◆ Written exercise
From the first line of the listing below, retype each line up to and including the one with "with vaccine effectiveness"; pictures stay out.

* * *

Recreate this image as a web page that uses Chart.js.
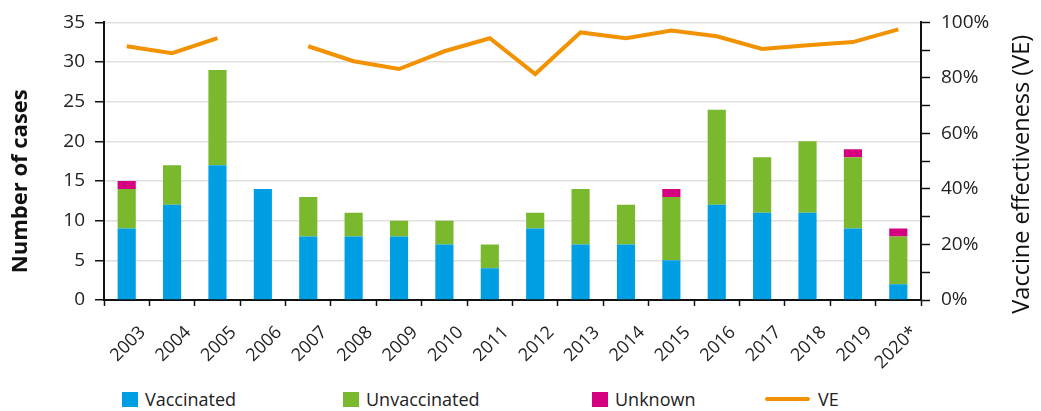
<!DOCTYPE html>
<html>
<head>
<meta charset="utf-8">
<script src="https://cdn.jsdelivr.net/npm/chart.js@4"></script>
<style>
  body { margin: 0; background: #fff; font-family: 'Open Sans', sans-serif; }
  #wrap { position: relative; width: 1041px; height: 411px; }
  #chart-box { position: absolute; left: 0; top: 0; width: 1041px; height: 375px; }
  #legend { position: absolute; left: 0; top: 389px; width: 1041px; height: 20px; }
  .legend-item { position: absolute; top: 0; display: flex; align-items: center; font-size: 18px; color: #222; line-height: 20px; }
  .legend-box { width: 16px; height: 15px; margin-right: 7px; }
  .legend-line { width: 45px; height: 4px; border-radius: 2px; margin-right: 8px; }
</style>
</head>
<body>
<div id="wrap">
  <div id="chart-box"><canvas id="chart"></canvas></div>
  <div id="legend"></div>
</div>
<script>
// Measles cases by vaccination status, with vaccine effectiveness

const years = ['2003', '2004', '2005', '2006', '2007', '2008', '2009', '2010', '2011',
  '2012', '2013', '2014', '2015', '2016', '2017', '2018', '2019', '2020*'];
const vaccinated   = [9, 12, 17, 14, 8, 8, 8, 7, 4, 9, 7, 7, 5, 12, 11, 11, 9, 2];
const unvaccinated = [5, 5, 12, 0, 5, 3, 2, 3, 3, 2, 7, 5, 8, 12, 7, 9, 9, 6];
const unknown      = [1, 0, 0, 0, 0, 0, 0, 0, 0, 0, 0, 0, 1, 0, 0, 0, 1, 1];
const vePercent    = [91.4, 88.9, 94.3, null, 91.4, 86, 83.2, 89.6, 94.3, 81.4, 96.4, 94.3, 97.1, 95, 90.4, 91.8, 92.9, 97.5];

const leftTicks = [0, 5, 10, 15, 20, 25, 30, 35];
const rightTickLabels = ['0%', '20%', '40%', '60%', '80%', '100%'];
const rightTitle = 'Vaccine effectiveness (VE)';

const COLORS = {
  vaccinated: '#009fe3',
  unvaccinated: '#7ab92d',
  unknown: '#d4007f',
  ve: '#f39200',
};

const FONT = "'Open Sans', sans-serif";
const TEXT = '#222';

const barDatasets = [
  { label: 'Vaccinated', data: vaccinated, color: COLORS.vaccinated },
  { label: 'Unvaccinated', data: unvaccinated, color: COLORS.unvaccinated },
  { label: 'Unknown', data: unknown, color: COLORS.unknown },
];

const datasets = barDatasets.map(d => ({
  type: 'bar',
  label: d.label,
  data: d.data,
  backgroundColor: d.color,
  borderWidth: 0,
  yAxisID: 'y',
  barPercentage: 0.4,
  categoryPercentage: 1.0,
  order: 1,
}));

datasets.push({
  type: 'line',
  label: 'VE',
  data: vePercent,
  borderColor: COLORS.ve,
  borderWidth: 4,
  pointRadius: 0,
  spanGaps: false,
  tension: 0,
  yAxisID: 'y1',
  order: 0,
});

// Chart.js turns a right-hand title top-to-bottom; the original reads bottom-to-top
const rightTitlePlugin = {
  id: 'rightTitle',
  afterDraw(chart) {
    const { ctx, chartArea } = chart;
    ctx.save();
    ctx.translate(chart.width - 19, (chartArea.top + chartArea.bottom) / 2 + 13);
    ctx.rotate(-Math.PI / 2);
    ctx.font = `23.5px ${FONT}`;
    ctx.fillStyle = '#111';
    ctx.textAlign = 'center';
    ctx.textBaseline = 'middle';
    ctx.fillText(rightTitle, 0, 0);
    ctx.restore();
  },
};

new Chart(document.getElementById('chart'), {
  data: { labels: years, datasets },
  plugins: [rightTitlePlugin],
  options: {
    responsive: true,
    maintainAspectRatio: false,
    animation: false,
    layout: { padding: { top: 20, left: 0, right: 0, bottom: 0 } },
    plugins: { legend: { display: false }, tooltip: { enabled: false } },
    scales: {
      x: {
        stacked: true,
        border: { color: '#111', width: 2 },
        grid: { drawOnChartArea: false, offset: true, tickLength: 6, tickColor: '#111', tickWidth: 1.5 },
        ticks: {
          minRotation: 45, maxRotation: 45, autoSkip: false,
          font: { family: FONT, size: 18 }, color: TEXT, padding: 16, labelOffset: 16,
        },
        afterFit: s => { s.height = 75; },
      },
      y: {
        stacked: true,
        position: 'left',
        min: 0, max: 35,
        afterBuildTicks: s => { s.ticks = leftTicks.map(v => ({ value: v })); },
        border: { color: '#111', width: 2 },
        grid: { color: '#e0e0e0', lineWidth: 1.5, tickLength: 9, tickColor: '#111', tickWidth: 1.5 },
        ticks: { font: { family: FONT, size: 19 }, color: TEXT, padding: 10 },
        title: {
          display: true,
          text: 'Number of cases       ',
          font: { family: FONT, size: 22, weight: 'bold' },
          color: '#111',
          padding: { top: 8, bottom: 0 },
        },
        afterFit: s => { s.width = 104; },
      },
      y1: {
        stacked: false,
        position: 'right',
        min: 0, max: 100,
        border: { color: '#111', width: 2 },
        grid: { drawOnChartArea: false, tickLength: 9, tickColor: '#111', tickWidth: 1.5 },
        ticks: {
          stepSize: 10,
          font: { family: FONT, size: 19 }, color: TEXT, padding: 11,
          callback: v => (v % 20 === 0 ? rightTickLabels[v / 20] : ''),
        },
        afterFit: s => { s.width = 120; },
      },
    },
  },
});

// HTML legend, built from the dataset labels and colours
const legendItems = [
  { label: 'Vaccinated', color: COLORS.vaccinated, kind: 'box', left: 122 },
  { label: 'Unvaccinated', color: COLORS.unvaccinated, kind: 'box', left: 343 },
  { label: 'Unknown', color: COLORS.unknown, kind: 'box', left: 592 },
  { label: 'VE', color: COLORS.ve, kind: 'line', left: 765 },
];
const legend = document.getElementById('legend');
legendItems.forEach(item => {
  const el = document.createElement('div');
  el.className = 'legend-item';
  el.style.left = item.left + 'px';
  const swatch = document.createElement('span');
  swatch.className = item.kind === 'box' ? 'legend-box' : 'legend-line';
  swatch.style.background = item.color;
  const text = document.createElement('span');
  text.textContent = item.label;
  el.appendChild(swatch);
  el.appendChild(text);
  legend.appendChild(el);
});
</script>
</body>
</html>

* * *

◆ Completed exercise
Recreate this image as a web page that uses Chart.js.
<!DOCTYPE html>
<html>
<head>
<meta charset="utf-8">
<script src="https://cdn.jsdelivr.net/npm/chart.js@4"></script>
<style>
  body { margin: 0; background: #fff; font-family: 'Open Sans', sans-serif; }
  #wrap { position: relative; width: 1041px; height: 411px; }
  #chart-box { position: absolute; left: 0; top: 0; width: 1041px; height: 375px; }
  #legend { position: absolute; left: 0; top: 389px; width: 1041px; height: 20px; }
  .legend-item { position: absolute; top: 0; display: flex; align-items: center; font-size: 18px; color: #222; line-height: 20px; }
  .legend-box { width: 16px; height: 15px; margin-right: 7px; }
  .legend-line { width: 45px; height: 4px; border-radius: 2px; margin-right: 8px; }
</style>
</head>
<body>
<div id="wrap">
  <div id="chart-box"><canvas id="chart"></canvas></div>
  <div id="legend"></div>
</div>
<script>
// Measles cases by vaccination status, with vaccine effectiveness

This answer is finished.